Only the lines from the start of the data through the line with "import plotly.graph_objects as go" belong in the copy. Restate them word for word, minus the pictures.

===

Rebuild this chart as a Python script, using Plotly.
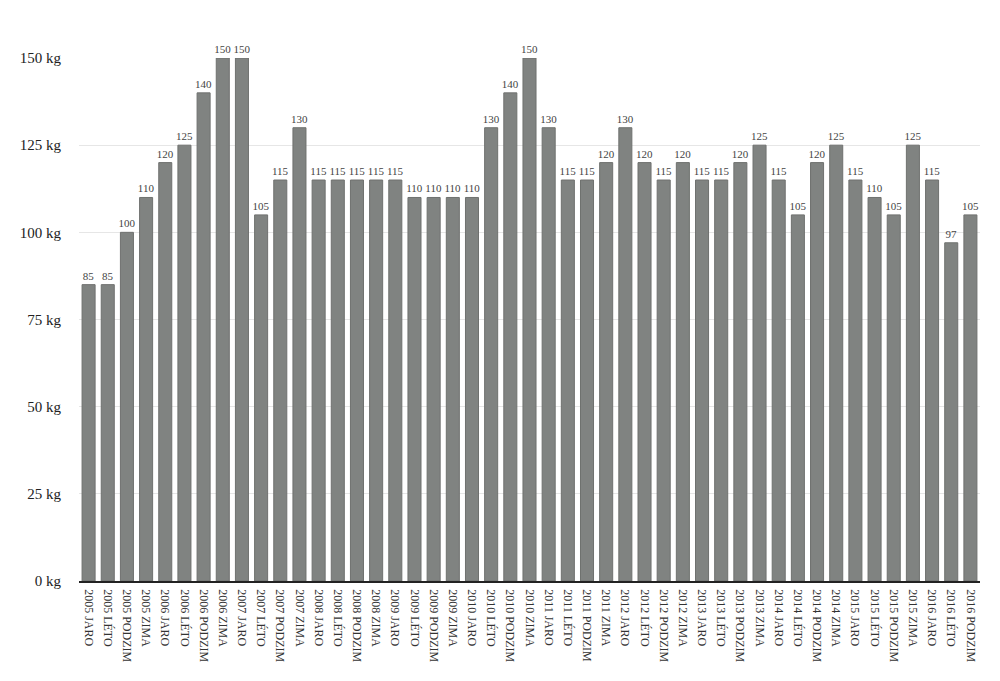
import plotly.graph_objects as go

categories = [
    "2005 JARO", "2005 LÉTO", "2005 PODZIM", "2005 ZIMA",
    "2006 JARO", "2006 LÉTO", "2006 PODZIM", "2006 ZIMA",
    "2007 JARO", "2007 LÉTO", "2007 PODZIM", "2007 ZIMA",
    "2008 JARO", "2008 LÉTO", "2008 PODZIM", "2008 ZIMA",
    "2009 JARO", "2009 LÉTO", "2009 PODZIM", "2009 ZIMA",
    "2010 JARO", "2010 LÉTO", "2010 PODZIM", "2010 ZIMA",
    "2011 JARO", "2011 LÉTO", "2011 PODZIM", "2011 ZIMA",
    "2012 JARO", "2012 LÉTO", "2012 PODZIM", "2012 ZIMA",
    "2013 JARO", "2013 LÉTO", "2013 PODZIM", "2013 ZIMA",
    "2014 JARO", "2014 LÉTO", "2014 PODZIM", "2014 ZIMA",
    "2015 JARO", "2015 LÉTO", "2015 PODZIM", "2015 ZIMA",
    "2016 JARO", "2016 LÉTO", "2016 PODZIM",
]
values = [
    85, 85, 100, 110,
    120, 125, 140, 150,
    150, 105, 115, 130,
    115, 115, 115, 115,
    115, 110, 110, 110,
    110, 130, 140, 150,
    130, 115, 115, 120,
    130, 120, 115, 120,
    115, 115, 120, 125,
    115, 105, 120, 125,
    115, 110, 105, 125,
    115, 97, 105,
]
y_ticks = [0, 25, 50, 75, 100, 125, 150]
y_tick_labels = [f"{v} kg" for v in y_ticks]

FONT = "Liberation Serif"

fig = go.Figure(go.Bar(
    x=categories,
    y=values,
    text=[str(v) for v in values],
    textposition="outside",
    constraintext="none",
    textfont=dict(family=FONT, size=11, color="#444444"),
    cliponaxis=False,
    marker=dict(color="#808381", line=dict(color="#6f716f", width=1)),
))

fig.update_layout(
    width=1000, height=681,
    margin=dict(l=66, r=28, t=50, b=108),
    paper_bgcolor="white", plot_bgcolor="white",
    bargap=0.32,
    showlegend=False,
    font=dict(family=FONT, color="#222222"),
    uniformtext=dict(mode=False),
)
fig.update_xaxes(
    type="category",
    tickangle=90,
    tickfont=dict(family=FONT, size=12, color="#333333"),
    showline=True, linecolor="#222222", linewidth=1.5,
    showgrid=False,
    ticks="", ticklabelstandoff=4,
)
fig.update_yaxes(
    range=[0, 150],
    tickvals=y_ticks, ticktext=y_tick_labels,
    tickfont=dict(family=FONT, size=15, color="#222222"),
    showgrid=True, gridcolor="#e6e6e6", gridwidth=1,
    zeroline=False, showline=False,
    ticks="", ticklabelstandoff=17,
)

fig.write_html("out.html")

===

• [RESPONSE TO THIS EXERCISE]
Rebuild this chart as a Python script, using Plotly.
import plotly.graph_objects as go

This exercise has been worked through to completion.